● INSTRUCTIONS TO FOLLOW: Take the material below and retype it in full; pictures are left out.

────────────────────────────────────────

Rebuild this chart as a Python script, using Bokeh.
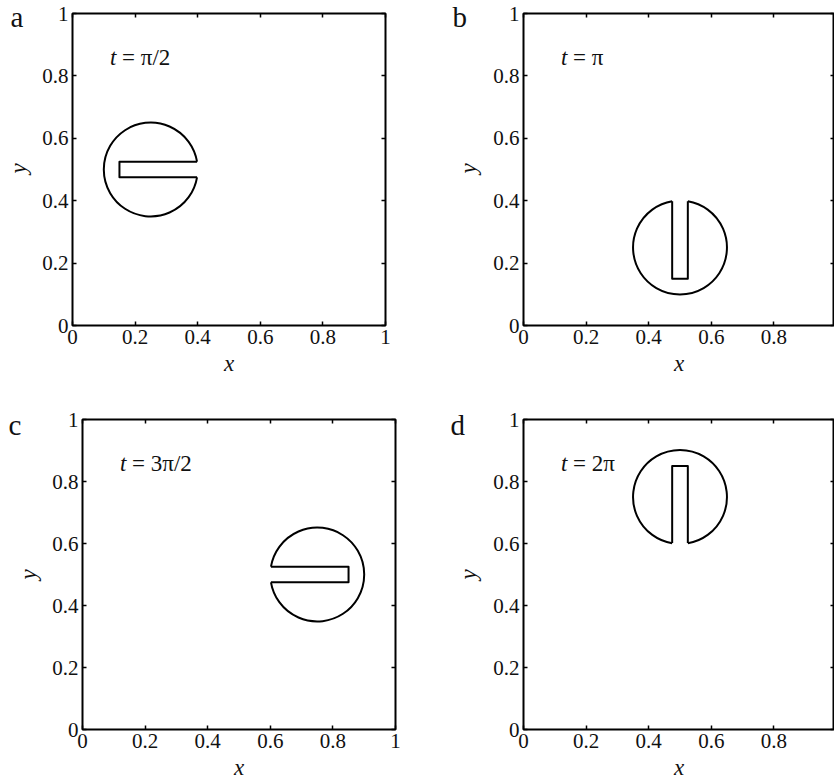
from bokeh.plotting import figure
from bokeh.layouts import column, row
from bokeh.models import FixedTicker, LinearAxis, Label, Range1d
from bokeh.embed import file_html
from bokeh.resources import INLINE

# ---- data ----
panel_letters = ["a", "b", "c", "d"]
time_text = ["= \u03c0/2", "= \u03c0", "= 3\u03c0/2", "= 2\u03c0"]
disk_cx = [0.25, 0.50, 0.75, 0.50]
disk_cy = [0.50, 0.25, 0.50, 0.75]
disk_r = [0.15, 0.15, 0.15, 0.15]
arc_start_deg = [9.6, 99.6, 189.6, 279.6]
arc_end_deg = [350.4, 80.4, 170.4, 260.4]
slot_x = [
    [0.398, 0.150, 0.150, 0.398],
    [0.525, 0.525, 0.475, 0.475],
    [0.602, 0.850, 0.850, 0.602],
    [0.475, 0.475, 0.525, 0.525],
]
slot_y = [
    [0.475, 0.475, 0.525, 0.525],
    [0.398, 0.150, 0.150, 0.398],
    [0.525, 0.525, 0.475, 0.475],
    [0.602, 0.850, 0.850, 0.602],
]
ticks = [0, 0.2, 0.4, 0.6, 0.8, 1]
tick_labels = ["0", "0.2", "0.4", "0.6", "0.8", "1"]

SERIF = "Liberation Serif"
INK = "#111111"

# pixel layout of each panel (figure size, borders, letter & y-label canvas positions)
layout = [
    dict(w=420, h=390, bl=72, br=35, bt=13, bb=65, xend=1.0, lx=10, ly=16, yx=18, yy=168),
    dict(w=414, h=390, bl=103, br=0, bt=13, bb=65, xend=311 / 313, lx=32, ly=16, yx=48, yy=168),
    dict(w=420, h=392, bl=82, br=25, bt=29, bb=51, xend=1.0, lx=8, ly=34, yx=28, yy=184),
    dict(w=414, h=392, bl=103, br=0, bt=29, bb=51, xend=311 / 313, lx=30, ly=34, yx=48, yy=184),
]

overrides = {t: l for t, l in zip(ticks, tick_labels)}


def style_axis(ax, labels=True):
    ax.ticker = FixedTicker(ticks=ticks, minor_ticks=[])
    ax.major_tick_in = 4
    ax.major_tick_out = 0
    ax.minor_tick_in = 0
    ax.minor_tick_out = 0
    ax.major_tick_line_color = "black"
    ax.major_tick_line_width = 1.5
    ax.axis_line_alpha = 0
    if labels:
        ax.major_label_overrides = overrides
        ax.major_label_text_font = SERIF
        ax.major_label_text_font_size = "21px"
        ax.major_label_text_color = INK
        ax.major_label_standoff = 4
        ax.axis_label_text_font = SERIF
        ax.axis_label_text_font_style = "italic"
        ax.axis_label_text_font_size = "23px"
        ax.axis_label_text_color = INK
    else:
        ax.major_label_text_font_size = "0px"
        ax.major_label_standoff = 0
        ax.major_label_overrides = {t: "" for t in ticks}


figs = []
for i in range(4):
    L = layout[i]
    p = figure(
        width=L["w"], height=L["h"],
        x_range=Range1d(0, L["xend"]), y_range=Range1d(0, 1),
        output_backend="svg", toolbar_location=None, tools="",
        min_border_left=L["bl"], min_border_right=L["br"],
        min_border_top=L["bt"], min_border_bottom=L["bb"],
        x_axis_label="x",
    )
    p.grid.visible = False
    p.outline_line_color = "black"
    p.outline_line_width = 2
    p.outline_line_alpha = 1

    style_axis(p.xaxis[0])
    style_axis(p.yaxis[0])
    p.xaxis[0].axis_label_standoff = 4

    top = LinearAxis()
    style_axis(top, labels=False)
    p.add_layout(top, "above")
    right = LinearAxis()
    style_axis(right, labels=False)
    p.add_layout(right, "right")

    # slotted disk: circular arc plus the slot
    p.arc(x=[disk_cx[i]], y=[disk_cy[i]], radius=disk_r[i],
          start_angle=arc_start_deg[i], end_angle=arc_end_deg[i],
          start_angle_units="deg", end_angle_units="deg",
          direction="anticlock", line_color="black", line_width=2)
    p.line(x=slot_x[i], y=slot_y[i], line_color="black", line_width=2,
           line_join="round")

    # time annotation
    p.add_layout(Label(x=0.12, y=0.859, text="t", text_font=SERIF,
                       text_font_style="italic", text_font_size="23px",
                       text_color=INK, text_baseline="alphabetic"))
    p.add_layout(Label(x=0.12, y=0.859, x_offset=12, text=time_text[i],
                       text_font=SERIF, text_font_size="23px",
                       text_color=INK, text_baseline="alphabetic"))

    # y axis title (rotated) and panel letter, in the left margin
    p.add_layout(Label(x=L["yx"], y=L["yy"], x_units="canvas", y_units="canvas",
                       text="y", angle=90, angle_units="deg",
                       text_font=SERIF, text_font_style="italic",
                       text_font_size="23px", text_color=INK,
                       text_align="center", text_baseline="middle"), "left")
    p.add_layout(Label(x=L["lx"], y=L["ly"], x_units="canvas", y_units="canvas",
                       text=panel_letters[i], text_font=SERIF, text_font_size="29px",
                       text_color=INK, text_baseline="alphabetic"), "left")
    figs.append(p)

layout_obj = column(row(figs[0], figs[1]), row(figs[2], figs[3]))

open("out.html", "w").write(file_html(layout_obj, INLINE))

────────────────────────────────────────

● SOLUTION:
Rebuild this chart as a Python script, using Bokeh.
from bokeh.plotting import figure
from bokeh.layouts import column, row
from bokeh.models import FixedTicker, LinearAxis, Label, Range1d
from bokeh.embed import file_html
from bokeh.resources import INLINE

# ---- data ----
panel_letters = ["a", "b", "c", "d"]
time_text = ["= \u03c0/2", "= \u03c0", "= 3\u03c0/2", "= 2\u03c0"]
disk_cx = [0.25, 0.50, 0.75, 0.50]
disk_cy = [0.50, 0.25, 0.50, 0.75]
disk_r = [0.15, 0.15, 0.15, 0.15]
arc_start_deg = [9.6, 99.6, 189.6, 279.6]
arc_end_deg = [350.4, 80.4, 170.4, 260.4]
slot_x = [
    [0.398, 0.150, 0.150, 0.398],
    [0.525, 0.525, 0.475, 0.475],
    [0.602, 0.850, 0.850, 0.602],
    [0.475, 0.475, 0.525, 0.525],
]
slot_y = [
    [0.475, 0.475, 0.525, 0.525],
    [0.398, 0.150, 0.150, 0.398],
    [0.525, 0.525, 0.475, 0.475],
    [0.602, 0.850, 0.850, 0.602],
]
ticks = [0, 0.2, 0.4, 0.6, 0.8, 1]
tick_labels = ["0", "0.2", "0.4", "0.6", "0.8", "1"]

SERIF = "Liberation Serif"
INK = "#111111"

# pixel layout of each panel (figure size, borders, letter & y-label canvas positions)
layout = [
    dict(w=420, h=390, bl=72, br=35, bt=13, bb=65, xend=1.0, lx=10, ly=16, yx=18, yy=168),
    dict(w=414, h=390, bl=103, br=0, bt=13, bb=65, xend=311 / 313, lx=32, ly=16, yx=48, yy=168),
    dict(w=420, h=392, bl=82, br=25, bt=29, bb=51, xend=1.0, lx=8, ly=34, yx=28, yy=184),
    dict(w=414, h=392, bl=103, br=0, bt=29, bb=51, xend=311 / 313, lx=30, ly=34, yx=48, yy=184),
]

overrides = {t: l for t, l in zip(ticks, tick_labels)}


def style_axis(ax, labels=True):
    ax.ticker = FixedTicker(ticks=ticks, minor_ticks=[])
    ax.major_tick_in = 4
    ax.major_tick_out = 0
    ax.minor_tick_in = 0
    ax.minor_tick_out = 0
    ax.major_tick_line_color = "black"
    ax.major_tick_line_width = 1.5
    ax.axis_line_alpha = 0
    if labels:
        ax.major_label_overrides = overrides
        ax.major_label_text_font = SERIF
        ax.major_label_text_font_size = "21px"
        ax.major_label_text_color = INK
        ax.major_label_standoff = 4
        ax.axis_label_text_font = SERIF
        ax.axis_label_text_font_style = "italic"
        ax.axis_label_text_font_size = "23px"
        ax.axis_label_text_color = INK
    else:
        ax.major_label_text_font_size = "0px"
        ax.major_label_standoff = 0
        ax.major_label_overrides = {t: "" for t in ticks}


figs = []
for i in range(4):
    L = layout[i]
    p = figure(
        width=L["w"], height=L["h"],
        x_range=Range1d(0, L["xend"]), y_range=Range1d(0, 1),
        output_backend="svg", toolbar_location=None, tools="",
        min_border_left=L["bl"], min_border_right=L["br"],
        min_border_top=L["bt"], min_border_bottom=L["bb"],
        x_axis_label="x",
    )
    p.grid.visible = False
    p.outline_line_color = "black"
    p.outline_line_width = 2
    p.outline_line_alpha = 1

    style_axis(p.xaxis[0])
    style_axis(p.yaxis[0])
    p.xaxis[0].axis_label_standoff = 4

    top = LinearAxis()
    style_axis(top, labels=False)
    p.add_layout(top, "above")
    right = LinearAxis()
    style_axis(right, labels=False)
    p.add_layout(right, "right")

    # slotted disk: circular arc plus the slot
    p.arc(x=[disk_cx[i]], y=[disk_cy[i]], radius=disk_r[i],
          start_angle=arc_start_deg[i], end_angle=arc_end_deg[i],
          start_angle_units="deg", end_angle_units="deg",
          direction="anticlock", line_color="black", line_width=2)
    p.line(x=slot_x[i], y=slot_y[i], line_color="black", line_width=2,
           line_join="round")

    # time annotation
    p.add_layout(Label(x=0.12, y=0.859, text="t", text_font=SERIF,
                       text_font_style="italic", text_font_size="23px",
                       text_color=INK, text_baseline="alphabetic"))
    p.add_layout(Label(x=0.12, y=0.859, x_offset=12, text=time_text[i],
                       text_font=SERIF, text_font_size="23px",
                       text_color=INK, text_baseline="alphabetic"))

    # y axis title (rotated) and panel letter, in the left margin
    p.add_layout(Label(x=L["yx"], y=L["yy"], x_units="canvas", y_units="canvas",
                       text="y", angle=90, angle_units="deg",
                       text_font=SERIF, text_font_style="italic",
                       text_font_size="23px", text_color=INK,
                       text_align="center", text_baseline="middle"), "left")
    p.add_layout(Label(x=L["lx"], y=L["ly"], x_units="canvas", y_units="canvas",
                       text=panel_letters[i], text_font=SERIF, text_font_size="29px",
                       text_color=INK, text_baseline="alphabetic"), "left")
    figs.append(p)

layout_obj = column(row(figs[0], figs[1]), row(figs[2], figs[3]))

open("out.html", "w").write(file_html(layout_obj, INLINE))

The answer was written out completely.